The banking industry's reputation took a major hit in the wake of the financial crisis. Now consumers are seeing banks in a better light, according to a new survey from the American Customer Satisfaction Index.

Customer satisfaction with retail banks climbed to 78 on a 100-point scale this year, up 1.3% from last year. The last time the banking industry posted a score that high was in 2007. The report is based on interviews with 5,296 randomly selected customers conducted between July and September.

The increasing popularity of online banking has helped restore the industry's appeal, according to ACSI managing director David VanAmburg. Customers gave bank websites a rating of 85 "for their ability to provide satisfying experiences for those of us who like to do our banking online to manage accounts, pay bills, and check balances," VanAmburg says.

Online banking has also had a less obvious effect on customer satisfaction, according to VanAmburg. "It's relieved some of the pressure on branches … which has contributed to a perception on the part of customers who do visit branches that they're getting better customer service," he says. "Customers say they're getting transactions done more efficiently and speedily, rather than waiting in line like they did 15 or 20 years ago." Customers gave the courtesy and helpfulness of branch employees a score of 91 and ranked the speed of in-store transactions at 88.

While customer satisfaction improved across the banking industry, regional and community banks made the biggest gains. Smaller banks — defined here as all banks except for the four largest — received a score of 83, a 5% increase from 2012. Free checking accounts, fewer fees and the "personal touch" of customer service all gave smaller banks an edge over the biggest companies, according to VanAmburg.

Smaller banks offer "the sense that they know you and they care about you," VanAmburg says. "That's more difficult for large banks to achieve."

The nation's four biggest banks also made strides in customer satisfaction, climbing 4% to a score of 73. JPMorgan Chase (JPM) emerged at the top of the pack with a rating of 76, up 3% from a year ago. The company's growing number of branches has improved its reputation for convenience, VanAmburg says.

"As much as we like online banking, we also like the convenience of having ATMs scattered throughout our locales and having branches readily available," VanAmburg says. "Chase is very attuned to that."
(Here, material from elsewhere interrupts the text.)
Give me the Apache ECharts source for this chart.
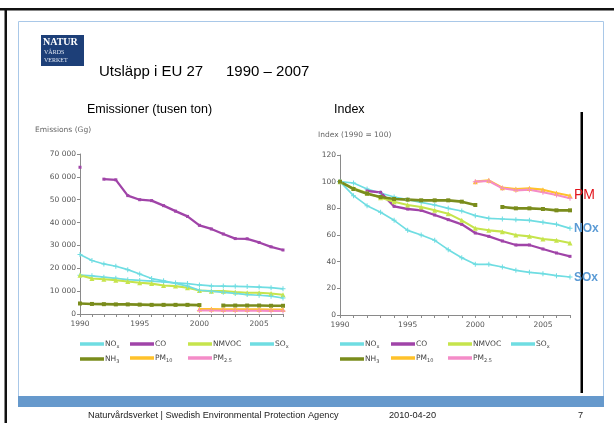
<!DOCTYPE html>
<html>
<head>
<meta charset="utf-8">
<script src="https://cdn.jsdelivr.net/npm/echarts@6/dist/echarts.min.js"></script>
<style>
html,body{margin:0;padding:0;background:#fff;}
#main{width:614px;height:423px;}
</style>
</head>
<body>
<div id="main"></div>
<script>
// Years on both horizontal axes
const years = ['1990','1991','1992','1993','1994','1995','1996','1997','1998','1999',
               '2000','2001','2002','2003','2004','2005','2006','2007'];

// Emissions, Gg (thousand tonnes)
const emisNOx   = [17000,16700,16100,15600,15000,14700,14400,14000,13600,13300,12700,12300,12200,12100,12000,11800,11500,11000];
const emisCO    = [64200,null,59000,58700,51800,50000,49600,47400,45000,42700,38800,37200,35000,33000,32900,31300,29400,28000];
const emisNMVOC = [17000,15500,15200,14800,14200,13700,13300,12500,12200,11500,10300,10000,10000,9600,9300,9300,9000,8400];
const emisSOx   = [26000,23400,21900,20900,19400,17500,15500,14500,13400,12200,10400,10000,9500,9000,8500,8200,7800,7000];
const emisNH3   = [4600,4400,4300,4200,4200,4100,4000,4000,4000,4000,3900,null,3700,3700,3700,3700,3600,3600];
const emisPM10  = [null,null,null,null,null,null,null,null,null,null,2200,2200,2100,2100,2100,2050,2000,1950];
const emisPM25  = [null,null,null,null,null,null,null,null,null,null,1500,1500,1450,1400,1400,1400,1350,1300];

// Index, 1990 = 100
const idxNOx   = [100,99,94.5,91.5,88.5,86.5,84.5,82.5,80,78,74.5,72.5,72,71.5,71,69.5,68,65];
const idxCO    = [100,null,93,92,81.5,79.5,78.5,75,71.5,68,61.5,59,55.5,52.5,52.5,49.5,46.5,44];
const idxNMVOC = [100,95,91.5,88,85,82.5,81,78.5,76,71,65,63.5,62.5,60,59,57,56,54];
const idxSOx   = [100,89.5,82,77,71,63.5,60,56,49,43,38,38,36,33.5,32,31,29.5,28.5];
const idxNH3   = [100,94.5,91,88.5,87,86.5,86,86,86,85,82.5,null,81,80,80,79.5,78.5,78.5];
const idxPM10  = [null,null,null,null,null,null,null,null,null,null,100,101,95.5,94.5,95,94,91.5,89.5];
const idxPM25  = [null,null,null,null,null,null,null,null,null,null,100,100.5,95,93.5,94,92,90,87.5];

// Tick values for the two vertical axes
const emisTicks  = [0,10000,20000,30000,40000,50000,60000,70000];
const indexTicks = [0,20,40,60,80,100,120];

// Legend names in column order (two rows)
const legendCols = [['NOx','NH3'],['CO','PM10'],['NMVOC','PM2.5'],['SOx']];

const plus = 'path://M4 0h2v4h4v2h-4v4h-2v-4h-4v-2h4z';
const styles = {
  'NOx':   {color:'#6fdde2', width:1.7, symbol:plus, size:5},
  'CO':    {color:'#a044a8', width:2.3, symbol:'rect', size:3},
  'NMVOC': {color:'#c6e44c', width:2.1, symbol:'triangle', size:5},
  'SOx':   {color:'#6fdde2', width:1.7, symbol:plus, size:5},
  'NH3':   {color:'#7a8c1c', width:2.6, symbol:'rect', size:4},
  'PM10':  {color:'#ffc22a', width:2.1, symbol:'triangle', size:5},
  'PM2.5': {color:'#f48cc8', width:2.1, symbol:plus, size:5}
};

function mkSeries(name, data, gi){
  const s = styles[name];
  return {
    type:'line', name:name, data:data, xAxisIndex:gi, yAxisIndex:gi,
    symbol:s.symbol, symbolSize:s.size, showSymbol:true,
    lineStyle:{color:s.color, width:s.width},
    itemStyle:{color:s.color},
    connectNulls:false, animation:false, silent:true,
    emphasis:{disabled:true}
  };
}

const fmtThousands = v => String(v).replace(/\B(?=(\d{3})+(?!\d))/g,' ');

const axisGrey = '#8a8a8a';
const labelGrey = '#555';
const chartFont = 'DejaVu Sans';

function xAxis(gi){
  return {
    type:'category', gridIndex:gi, data:years, boundaryGap:false,
    axisLine:{lineStyle:{color:axisGrey,width:1}},
    axisTick:{show:true, interval:0, length:3, lineStyle:{color:axisGrey}},
    axisLabel:{interval:4, color:labelGrey, fontSize:7.5, fontFamily:chartFont, margin:6},
    splitLine:{show:false}
  };
}
function yAxis(gi, ticks, fmt){
  return {
    type:'value', gridIndex:gi, min:ticks[0], max:ticks[ticks.length-1],
    interval:ticks[1]-ticks[0],
    axisLine:{show:true, lineStyle:{color:axisGrey,width:1}},
    axisTick:{show:true, length:3, lineStyle:{color:axisGrey}},
    axisLabel:{color:labelGrey, fontSize:7.5, fontFamily:chartFont, margin:4, formatter:fmt},
    splitLine:{show:false}
  };
}

const richName = {
  'NOx':'{a|NO}{b|x}', 'CO':'{a|CO}', 'NMVOC':'{a|NMVOC}', 'SOx':'{a|SO}{b|x}',
  'NH3':'{a|NH}{b|3}', 'PM10':'{a|PM}{b|10}', 'PM2.5':'{a|PM}{b|2.5}'
};
const legendRich = {
  a:{fontSize:7.5, fontFamily:chartFont, color:'#444', lineHeight:10},
  b:{fontSize:5, fontFamily:chartFont, color:'#444', lineHeight:10, verticalAlign:'bottom', padding:[4,0,0,0]}
};

function legends(colXs, top){
  return legendCols.map((names, i) => ({
    orient:'vertical', left:colXs[i], top:top, data:names,
    icon:'rect', itemWidth:24, itemHeight:3.5, itemGap:6,
    selectedMode:false, padding:0,
    formatter: n => richName[n],
    textStyle:{rich:legendRich, padding:[0,0,0,-4]}
  }));
}

const chart = echarts.init(document.getElementById('main'), null, {renderer:'canvas'});

const option = {
  backgroundColor:'#ffffff',
  animation:false,
  grid:[
    {left:80, top:154, width:203, height:160, containLabel:false},
    {left:340, top:155, width:230, height:160, containLabel:false}
  ],
  xAxis:[xAxis(0), xAxis(1)],
  yAxis:[
    yAxis(0, emisTicks, v => fmtThousands(v)),
    yAxis(1, indexTicks, v => String(v))
  ],
  legend:[
    ...legends([80,130,188,250], 340),
    ...legends([340,391,448,511], 340)
  ],
  series:[
    mkSeries('NOx',   emisNOx,   0),
    mkSeries('CO',    emisCO,    0),
    mkSeries('NMVOC', emisNMVOC, 0),
    mkSeries('SOx',   emisSOx,   0),
    mkSeries('NH3',   emisNH3,   0),
    mkSeries('PM10',  emisPM10,  0),
    mkSeries('PM2.5', emisPM25,  0),
    mkSeries('NOx',   idxNOx,    1),
    mkSeries('CO',    idxCO,     1),
    mkSeries('NMVOC', idxNMVOC,  1),
    mkSeries('SOx',   idxSOx,    1),
    mkSeries('NH3',   idxNH3,    1),
    mkSeries('PM10',  idxPM10,   1),
    mkSeries('PM2.5', idxPM25,   1)
  ],
  graphic:[
    // slide frame
    {type:'rect', shape:{x:0, y:8, width:614, height:2.5}, style:{fill:'#111'}, silent:true},
    {type:'rect', shape:{x:4.5, y:8, width:2.5, height:415}, style:{fill:'#111'}, silent:true},
    {type:'rect', shape:{x:18.5, y:21.5, width:585, height:375}, style:{fill:'none', stroke:'#a9c8e8', lineWidth:1}, silent:true},
    {type:'rect', shape:{x:18, y:396, width:586, height:11}, style:{fill:'#6699cc'}, silent:true},
    // logo
    {type:'rect', shape:{x:41, y:35, width:43, height:31}, style:{fill:'#1d3f78'}, silent:true},
    {type:'text', left:43, top:37, style:{text:'NATUR', fill:'#fff', font:'bold 10px "Liberation Serif"'}, silent:true},
    {type:'text', left:44, top:49, style:{text:'VÅRDS', fill:'#dfe6f2', font:'6px "Liberation Serif"'}, silent:true},
    {type:'text', left:44, top:57, style:{text:'VERKET', fill:'#dfe6f2', font:'6px "Liberation Serif"'}, silent:true},
    // slide title
    {type:'text', left:99, top:64, style:{text:'Utsläpp i EU 27', fill:'#000', font:'15px "Liberation Sans"'}, silent:true},
    {type:'text', left:226, top:64, style:{text:'1990 – 2007', fill:'#000', font:'15px "Liberation Sans"'}, silent:true},
    // panel headings
    {type:'text', left:87, top:103, style:{text:'Emissioner (tusen ton)', fill:'#000', font:'12.5px "Liberation Sans"'}, silent:true},
    {type:'text', left:334, top:103, style:{text:'Index', fill:'#000', font:'12.5px "Liberation Sans"'}, silent:true},
    {type:'text', left:35, top:126, style:{text:'Emissions (Gg)', fill:'#666', font:'7.5px "DejaVu Sans"'}, silent:true},
    {type:'text', left:318, top:131, style:{text:'Index (1990 = 100)', fill:'#666', font:'7.5px "DejaVu Sans"'}, silent:true},
    // right-hand marker bar and pollutant labels
    {type:'rect', shape:{x:580.5, y:112, width:2.5, height:281}, style:{fill:'#000'}, silent:true},
    {type:'text', left:574, top:188, style:{text:'PM', fill:'#e3141c', font:'14px "Liberation Sans"'}, silent:true},
    {type:'text', left:574, top:223, style:{text:'NOx', fill:'#5b9bd5', font:'bold 12px "Liberation Sans"'}, silent:true},
    {type:'text', left:574, top:272, style:{text:'SOx', fill:'#5b9bd5', font:'bold 12px "Liberation Sans"'}, silent:true},
    // footer
    {type:'text', left:88, top:411, style:{text:'Naturvårdsverket | Swedish Environmental Protection Agency', fill:'#222', font:'9.2px "Liberation Sans"'}, silent:true},
    {type:'text', left:389, top:411, style:{text:'2010-04-20', fill:'#222', font:'9.2px "Liberation Sans"'}, silent:true},
    {type:'text', left:578, top:411, style:{text:'7', fill:'#222', font:'9.2px "Liberation Sans"'}, silent:true}
  ]
};

chart.setOption(option);
</script>
</body>
</html>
Citigroup (NYSE: C) scored second in customer satisfaction, climbing 6% to 74. Wells Fargo's (WFC) score ticked up 1% to 72.

Bank of America (BAC) slid into last place for the third consecutive year at 69, despite gaining 5% from its score in 2012. The company is the only one of the four biggest banks that has yet to return to a pre-recession score.

"The key issue for Bank of America … is that when they fell in the wake of the mortgage crisis and the financial crisis, they fell a bit farther than everyone else," VanAmburg says. The company's reputation suffered from its acquisitions of Countrywide Financial and Merrill Lynch, according to VanAmburg. More recently, he notes, Bank of America has been prominently featured in news stories about bank fees.

Credit unions surpassed banks both large and small in customer satisfaction. Customers gave credit unions a score of 85 — up 3.7% from the previous year. Credit union membership has surged in recent years as customers seek out free checking accounts and lower interest rates on loans, according to the report.